Dalam penelitiannya BPKN RI mendapatkan temuan terkait dengan mikroplastik. Karena berdasarkan catatan diduga banyak penyakit yang diduga yang ditimbulkan paparan mikroplastik tersebut.
"Meskipun dari pihak perusahaan sudah bagus, telah memiliki SNI dan telah lolos izin BPOM maupun prosedur lainnya. Namun diduga akibat panjangnya rantai jalur distribusi, akan berpengaruh pada air minum dalam kemasan itu sendiri," katanya.
Selain itu, akibat jalur distribusi seperti menggunakan kendaraan terbuka, dan adanya pergerakan galon maupun kemasan air, di antaranya terpapar sinar matahari secara langsung juga dapat mempengaruhi kualitas AMDK.
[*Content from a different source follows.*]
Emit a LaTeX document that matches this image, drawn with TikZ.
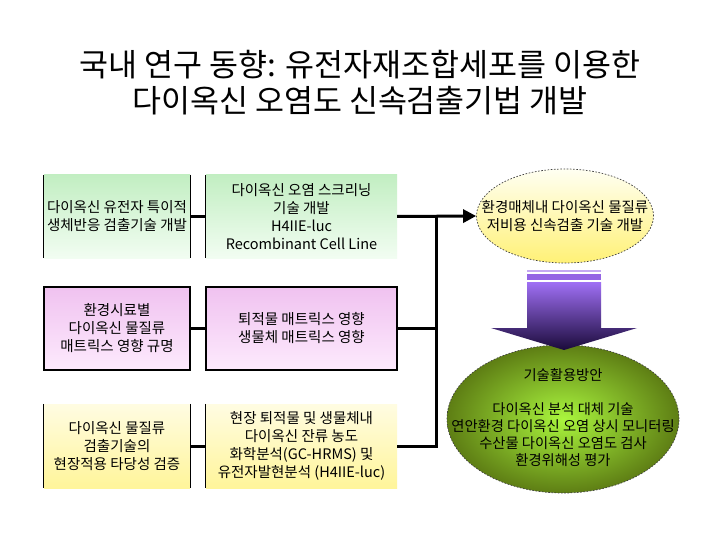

“Kami juga menduga terkait dengan adanya obat sirup yang saat ini menjadi perhatian pemerintah salah satu penyebanya demikian. Oleh karena itu, perlu adanya pengawasan yang cukup ketat baik dari Kementerian dan Lembaga terhadap obat maupun makanan dan minuman yang beredar di masyarakat,” tegas Mufti.
Sementara itu, Perhimpunan Usaha Minuman Kemasan (PUMK) mengakui bahwa industri air minum dalam kemasan (AMDK) mengalami peningkatan pesat seiring dengan pertumbuhan penduduk. Namun di tengah menjamurnya industri air minum itu beberapa isu yang menyertai, mulai soal unsur kimia tertentu, hingga ke limbah kemasannya.
Humas PUMK, Sofiyah Prilestari mengatakan, berdasarkan data yang didapat, setidaknya ada sekitar 7.780 produk AMDK di Indonesia produk yang terdaftar. Ribuan minuman itu diproduksi oleh 1.032 perusahaan. Oleh karena itu, PUMK meminta Badan Pengawas Obat dan makanan (BPPOM) terus konsisten mengawasi standarisasi dan proses produksi air minum dalam kemasan serta memastikan keamanan dan mutu produk air minum dalam kemasan dalam upaya melindungi masyarakat dari produk yang tidak sesuai standar.